Moreover, under the Health Insurance Law which took effect in July 2009, poor patients have to pay 5 per cent of total hospital fees and the rest is reimbursed by the health insurance agency. However, for many poor families, the even 5 per cent has hit them hard.

“I think that the draft is very good for public hospitals, because the new fee levels will help them offset big expenses, better infrastructure and medical treatment quality,” said Nguyen Ngoc Hien, vice director of Hanoi’s Bach Mai Hospital.

But, many patients showed their concern over whether public hospital services would be improved.

“I support the increase, but in the case that public hospital services must be improved. I have had medical treatment in many hospitals, but all of them lack beds. One bed is often shared by three to five patients,” says Pham Thanh Bang, an arthritis patient from Hanoi’s E Hospital.

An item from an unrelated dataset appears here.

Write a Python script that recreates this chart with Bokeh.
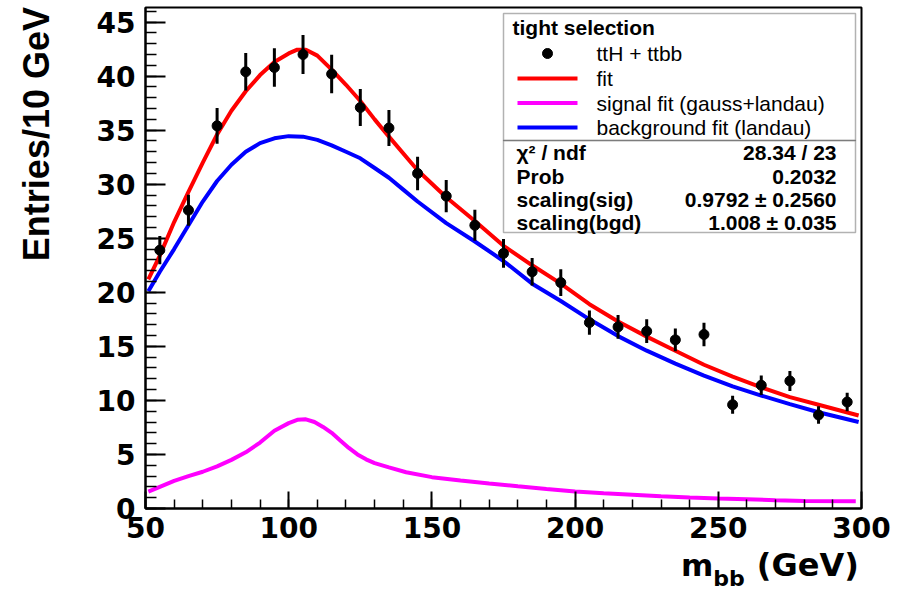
from bokeh.plotting import figure
from bokeh.models import Range1d, FixedTicker, Label, BoxAnnotation, ColumnDataSource, Div
from bokeh.layouts import column, row
from bokeh.embed import file_html
from bokeh.resources import INLINE

# ---------------- data ----------------
bin_centers = [55, 65, 75, 85, 95, 105, 115, 125, 135, 145, 155, 165, 175,
               185, 195, 205, 215, 225, 235, 245, 255, 265, 275, 285, 295]
counts = [23.9, 27.6, 35.4, 40.4, 40.8, 42.0, 40.2, 37.1, 35.2, 31.0, 28.9, 26.2, 23.6,
          21.9, 20.9, 17.2, 16.8, 16.4, 15.6, 16.1, 9.6, 11.4, 11.8, 8.65, 9.85]
errors = [1.3, 1.43, 1.65, 1.74, 1.78, 1.8, 1.78, 1.72, 1.66, 1.55, 1.5, 1.43, 1.33,
          1.28, 1.23, 1.12, 1.1, 1.1, 1.05, 1.08, 0.83, 0.9, 0.93, 0.8, 0.85]

fit_x = [51, 55, 60, 65, 70, 75, 80, 85, 90, 95, 100, 103, 106, 110, 115, 120, 125, 130,
         135, 145, 155, 165, 175, 185, 195, 205, 215, 225, 235, 245, 255, 265, 275, 285, 299]
fit_y = [21.2, 23.4, 26.5, 29.3, 32.0, 34.6, 36.8, 38.6, 40.1, 41.3, 42.1, 42.45, 42.45, 41.9,
         40.6, 39.2, 37.7, 36.0, 34.4, 31.3, 28.8, 26.6, 24.3, 22.5, 20.8, 18.9, 17.3, 15.9,
         14.6, 13.3, 12.2, 11.2, 10.3, 9.6, 8.6]

bkg_x = [51, 55, 60, 65, 70, 75, 80, 85, 90, 95, 100, 105, 110, 115, 120, 125, 130, 135,
         140, 145, 155, 165, 175, 185, 195, 205, 215, 225, 235, 245, 255, 265, 275, 285, 299]
bkg_y = [20.1, 21.9, 24.0, 26.2, 28.4, 30.3, 31.8, 33.0, 33.8, 34.25, 34.45, 34.4, 34.1, 33.6,
         33.0, 32.4, 31.5, 30.6, 29.5, 28.4, 26.4, 24.7, 22.9, 20.8, 19.2, 17.5, 15.95, 14.6,
         13.4, 12.3, 11.3, 10.45, 9.65, 8.9, 8.0]

sig_x = [51, 55, 60, 65, 70, 75, 80, 85, 90, 95, 100, 103, 106, 109, 112, 115, 118, 121,
         124, 127, 130, 135, 141, 150, 160, 170, 180, 190, 200, 210, 220, 230, 240, 250,
         260, 270, 280, 298]
sig_y = [1.56, 2.0, 2.55, 3.0, 3.4, 3.9, 4.5, 5.2, 6.1, 7.2, 7.9, 8.2, 8.25, 8.0, 7.55, 7.0,
         6.3, 5.6, 5.0, 4.55, 4.2, 3.8, 3.35, 2.9, 2.6, 2.32, 2.05, 1.8, 1.58, 1.42, 1.28,
         1.14, 1.02, 0.92, 0.85, 0.77, 0.7, 0.67]

x_major = [50, 100, 150, 200, 250, 300]
x_minor = list(range(50, 301, 10))
y_major = [0, 5, 10, 15, 20, 25, 30, 35, 40, 45]
y_minor = list(range(0, 47, 1))

legend_title = "tight selection"
legend_labels = ["ttH + ttbb", "fit", "signal fit (gauss+landau)", "background fit (landau)"]
stat_names = ["\u03c7\u00b2 / ndf", "Prob", "scaling(sig)", "scaling(bgd)"]
stat_values = ["28.34 / 23", "0.2032", "0.9792 \u00b1 0.2560", "1.008 \u00b1 0.035"]
y_title = "Entries/10 GeV"
x_title_main, x_title_sub, x_title_unit = "m", "bb", "(GeV)"

X0, X1 = 50, 300
Y0, Y1 = 0, 46.35

# ---------------- page layout (pixels) ----------------
W, H = 906, 548          # main row height
YT_W = 60                # width of the strip holding the y title
FL, FW, FT, FH = 145, 716, 7, 501   # frame position on the page
XT_H = 40                # height of the strip holding the x title


def px2x(px):
    return X0 + (px - FL) * (X1 - X0) / FW


def px2y(py):
    return Y0 + (FT + FH - py) * (Y1 - Y0) / FH


p = figure(width=W - YT_W, height=H, frame_width=FW, frame_height=FH,
           x_range=Range1d(X0, X1), y_range=Range1d(Y0, Y1),
           output_backend="svg", toolbar_location=None,
           min_border_left=FL - YT_W, min_border_right=W - FL - FW, min_border_top=FT,
           min_border_bottom=H - FT - FH)
p.background_fill_color = "white"
p.border_fill_color = "white"
p.outline_line_color = "black"
p.outline_line_width = 2
p.xgrid.visible = False
p.ygrid.visible = False

for ax, major, minor, tin, mtin in ((p.xaxis[0], x_major, x_minor, 17, 9),
                                    (p.yaxis[0], y_major, y_minor, 20, 11)):
    ax.ticker = FixedTicker(ticks=major, minor_ticks=minor)
    ax.axis_line_color = "black"
    ax.axis_line_width = 2
    ax.major_tick_in = tin
    ax.major_tick_out = 0
    ax.minor_tick_in = mtin
    ax.minor_tick_out = 0
    ax.major_tick_line_width = 2
    ax.minor_tick_line_width = 1.5
    ax.major_tick_line_color = "black"
    ax.minor_tick_line_color = "black"
    ax.major_label_text_font = "DejaVu Sans"
    ax.major_label_text_font_style = "bold"
    ax.major_label_text_font_size = "28px"
    ax.major_label_text_color = "black"
p.xaxis[0].major_label_standoff = 8
p.yaxis[0].major_label_standoff = 10

# ---------------- curves ----------------
p.line(bkg_x, bkg_y, line_color="#0000ff", line_width=4)
p.line(sig_x, sig_y, line_color="#ff00ff", line_width=4)
p.line(fit_x, fit_y, line_color="#ff0000", line_width=4)

# ---------------- data points ----------------
lo = [c - e for c, e in zip(counts, errors)]
hi = [c + e for c, e in zip(counts, errors)]
src = ColumnDataSource(dict(x=bin_centers, y=counts, lo=lo, hi=hi))
p.segment(x0="x", y0="lo", x1="x", y1="hi", source=src, line_color="black", line_width=3)
p.scatter(x="x", y="y", source=src, size=10, marker="circle",
          fill_color="black", line_color="black")

# ---------------- legend / stats box ----------------
BL, BR, BT, BD, BB = 503, 855, 13, 140, 232
p.add_layout(BoxAnnotation(left=px2x(BL), right=px2x(BR), top=px2y(BT), bottom=px2y(BD),
                           fill_alpha=0, line_color="black", line_width=1.5))
p.add_layout(BoxAnnotation(left=px2x(BL), right=px2x(BR), top=px2y(BD), bottom=px2y(BB),
                           fill_alpha=0, line_color="black", line_width=1.5))

p.add_layout(Label(x=px2x(512), y=px2y(27), text=legend_title, text_font="Liberation Sans",
                   text_font_style="bold", text_font_size="21px", text_baseline="middle",
                   text_color="black"))
row_y = [53, 78, 102.5, 127]
p.scatter([px2x(547)], [px2y(row_y[0])], size=10, marker="circle",
          fill_color="black", line_color="black")
for yy, col in zip(row_y[1:], ["#ff0000", "#ff00ff", "#0000ff"]):
    p.line([px2x(517), px2x(577)], [px2y(yy), px2y(yy)], line_color=col, line_width=4)
for yy, lab in zip(row_y, legend_labels):
    p.add_layout(Label(x=px2x(596), y=px2y(yy), text=lab, text_font="Liberation Sans",
                       text_font_size="21px", text_baseline="middle", text_color="black"))

stat_y = [152, 176, 199, 222]
for yy, nm, vv in zip(stat_y, stat_names, stat_values):
    p.add_layout(Label(x=px2x(516), y=px2y(yy), text=nm, text_font="Liberation Sans",
                       text_font_style="bold", text_font_size="21px", text_baseline="middle",
                       text_color="black"))
    p.add_layout(Label(x=px2x(836), y=px2y(yy), text=vv, text_font="Liberation Sans",
                       text_font_style="bold", text_font_size="21px", text_baseline="middle",
                       text_align="right", text_color="black"))

# ---------------- y axis title (rotated, ends at the top of the frame) ----------------
ydiv = Div(
    text=('<div style="position:relative;width:%dpx;height:%dpx;overflow:visible">'
          '<div style="position:absolute;left:19px;top:7px;white-space:nowrap;'
          'transform-origin:0 0;transform:rotate(-90deg) translateX(-100%%);'
          'font-family:\'Liberation Sans\';font-weight:bold;font-size:36px;'
          'line-height:36px;color:black">%s</div></div>') % (YT_W, H, y_title),
    width=YT_W, height=H, margin=(0, 0, 0, 0))

# ---------------- x axis title (with subscript) ----------------
xdiv = Div(
    text=('<div style="padding-left:681px;line-height:34px;'
          'font-family:\'DejaVu Sans\';font-weight:bold;font-size:31px;color:black;'
          'white-space:nowrap">%s<span style="font-size:22px;vertical-align:-10px;'
          'line-height:0">%s</span><span style="margin-left:12px;font-size:32px">%s</span>'
          '</div>') % (x_title_main, x_title_sub, x_title_unit),
    width=W, height=XT_H, margin=(0, 0, 0, 0))

layout = column(row(ydiv, p, spacing=0), xdiv, spacing=0)
open("out.html", "w").write(file_html(layout, INLINE))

But Pham Thi Bich, an osteomyelitis patient from Hanoi’s Saint Paul Hospital, said that the proposed hike almost made no sense, because many public hospitals had already increased their fees.

“It is quite wrong for the MoH to say that hospitals are charging VND3,000-VND5,000 ($0.15-$0.26) for a check-up and VND18,000-VND20,000 ($1) for a bed per day. In fact, the fees have already been pushed 10-fold over the past years,” Bich said.

In fact, the MoH’s draft on partial medical fee hike does not feature a specific plan to improve medical facilities and services nationwide that are overloaded and fail to meet demand.

Local media have many times reported constant overloading at almost public hospitals where each doctor had to examine 100-120 patients per day.

Moreover, the draft also does not mention a transparent financial mechanism and the specific foundations for calculating the proposed fee hikes. It also does not detail the fees of services needed to be increased, as well as clearly affirm that medical treatment quality and facilities will be ameliorated after there are fee hikes.

Tran Quy Tuong, vice head of MoH’s Health Examination and Treatment Management Department, said that the treatment quality depended on many factors such as the knowledge and professional skills of health workers, medical facilities and equipment.

Therefore, even the  MoH could not affirm whether the treatment quality would be improved or not, and whether a hospital bed would surely be for one patient.

Nguyen Cao Luan, head of Bach Mai Hospital’s Hemodialysis Department, agreed that higher costs for medical services were necessary, but a roadmap on gradual increases of medical fees was needed to minimise the negative effects on the poor.

“I think that public hospitals should establish funds to assist poor patients. The funds will partly  come from the hospitals’ collected fees,” he said.